Well, it is about time that I start posting so here it goes. The other day, Dave, me (Ted) and a few friends decided to try to solve the Facebook Optimal Movie Seating Puzzle based off of an XKCD comic.
The gist of problem was that you are seating 16 people in a movie theater with a series of rules that assign points for different arrangements such as seating friends beside each other. You want to find an optimal arrangement that maximizes the 'social enjoyment'. Now with 16 people there are 20 922 789 888 000 permutations. This is a fairly large number number of possibilities to test each one on a normal consumer grade computer.
To tackle the problem Dave started writing a client-server scheduler to split up the work among multiple machines for a cluster-computing effect. I'd guess he will write up a post on it soon. Meanwhile, I began to tackle looking at ways to quickly evaluate the 'social enjoyment score' and also figure out how to narrow down the solution space so we didn't have to actually test all twenty-one trillion possibilities.
- To handle the issue of finding scores we first agreed on an interpretation of the rules in which people had to be adjacent for the rules to take effect. Some of the rules involved pairs of people and other rules involved triples. We addressed this by generating a lookup table at the start that assigned a score for each sequence of three people. Using the lookup table we would find the partial scores of partial seatings as we permuted the possible seatings. Now this still involves checking every possible seating, albeit much faster than the first version.
- To cut down the solution space we looked at the maximum value that appeared in the lookup table which was 4 for us. If only n people are left to be seating, we know at best our partial score can only improve by 4n and thus can know after seating only some of the people that no mater how we arange the unseated people, this will never beat our current best so we don't need to even try all those combinations. This simple heuristic made a huge difference in speeds (I think the factor was 10x but I'm just making that up off the top of my head).
- Determined to get it even faster we looked into our lookup table some more.
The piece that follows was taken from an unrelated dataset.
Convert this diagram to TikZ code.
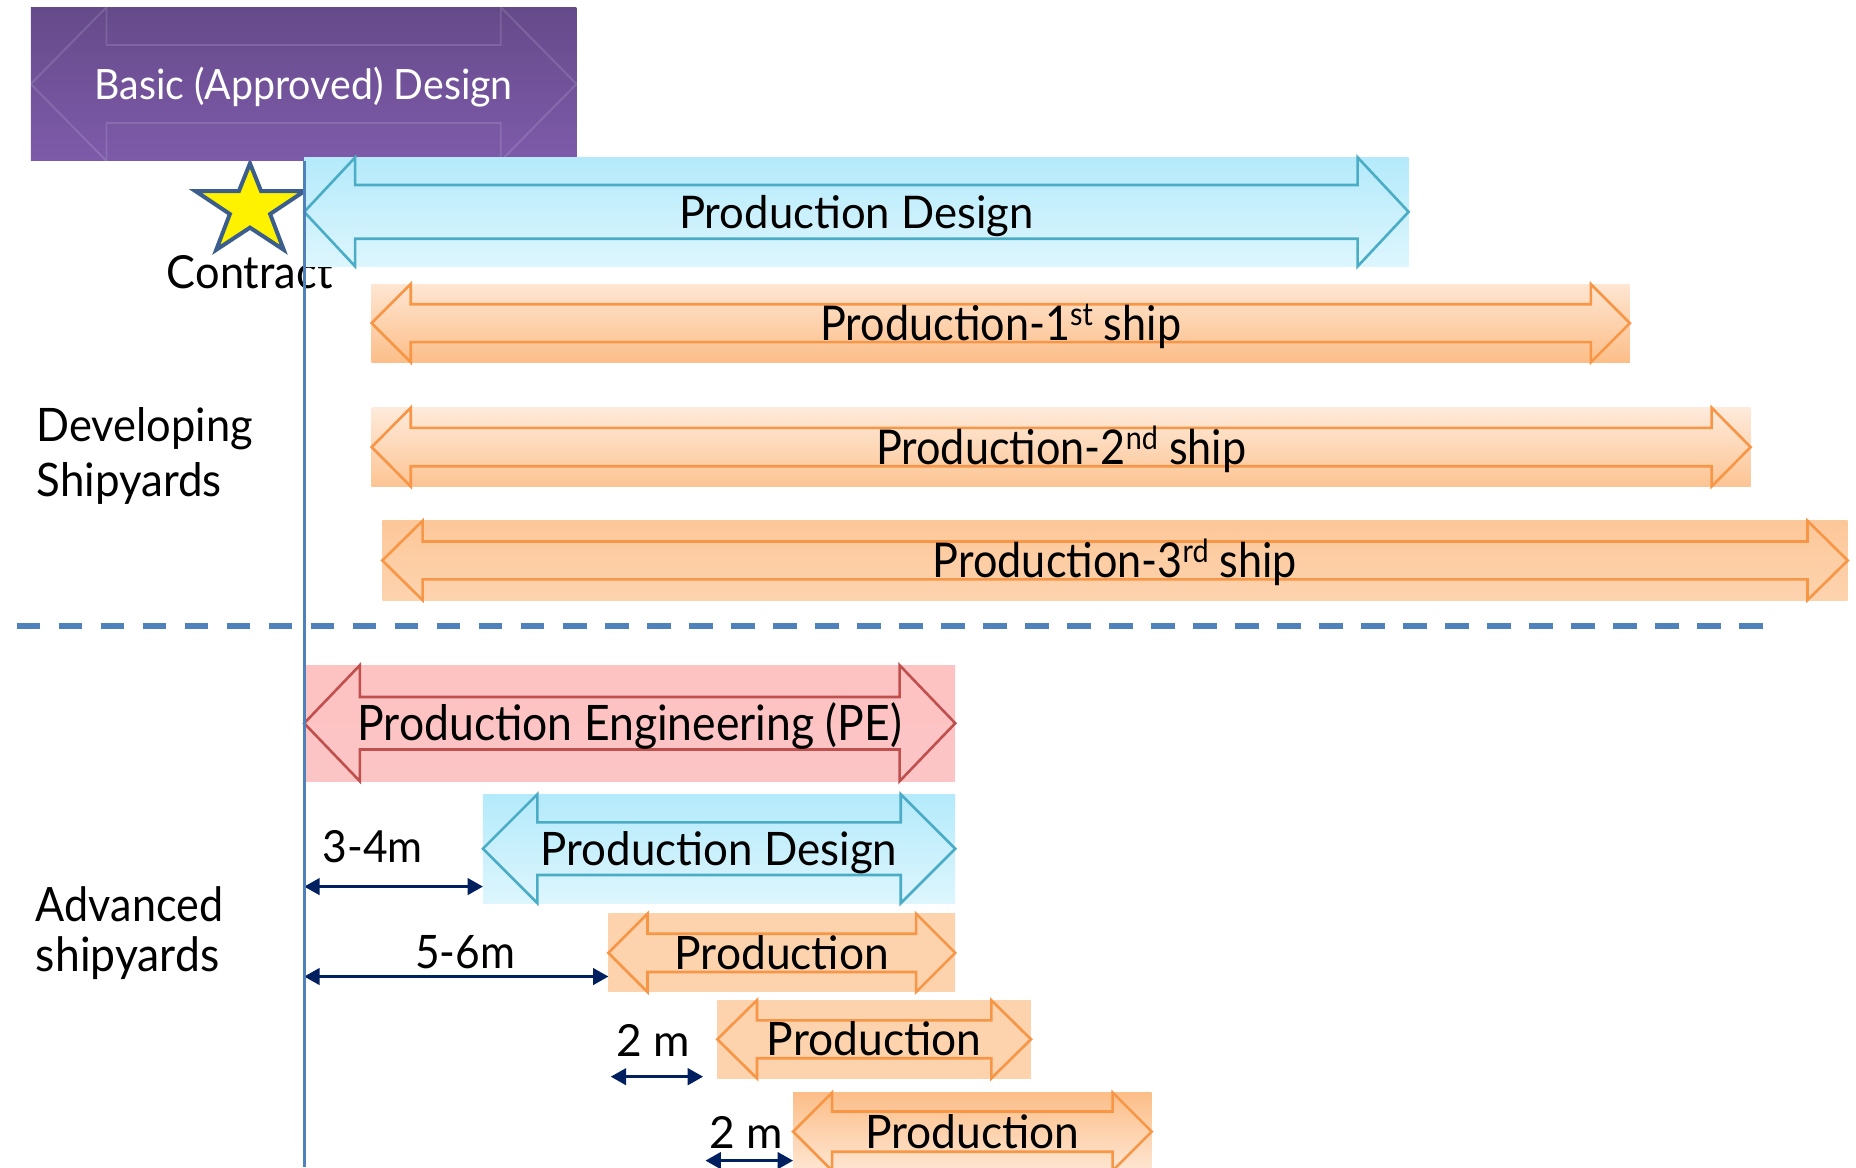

We realized that all the cases that had 4 points were disjoint and that only one of the could be true in a given seating. Once one of the 4 point arrangements was used the highest value was now 3 points. We updated our heuristic from 4n to 3(n-1)+4 which gave the code a much better early estimate on when a partial seating arrangement would not be able to outperform the current best score. This sped up code by another factor of 10x or so (again I'm making up numbers since i don't remember and our measurements were hardly scientific).
We decided we should let it run through the full set and turned on the compiler optimizer for another 2x faster. In the end our our runtime estimates went from the order of 1000 cpu-hours with the first version to under 5 cpu-hours in the end. This really stresses the benefit of optimizing your algorithm versus optimizing the code itself.
I'm sure this problem could be solved much much quicker and we may make another attempt at improving our method.
EDIT: It seems this wasn't clear (which was my fault), but as pointless as it may be, we were aiming for a solution that ensured it covered all options in case of local minima (which for this problem was pretty much a non-issue anyways). There are certainly far faster and more practical probabilistic ways as people have been pointing out.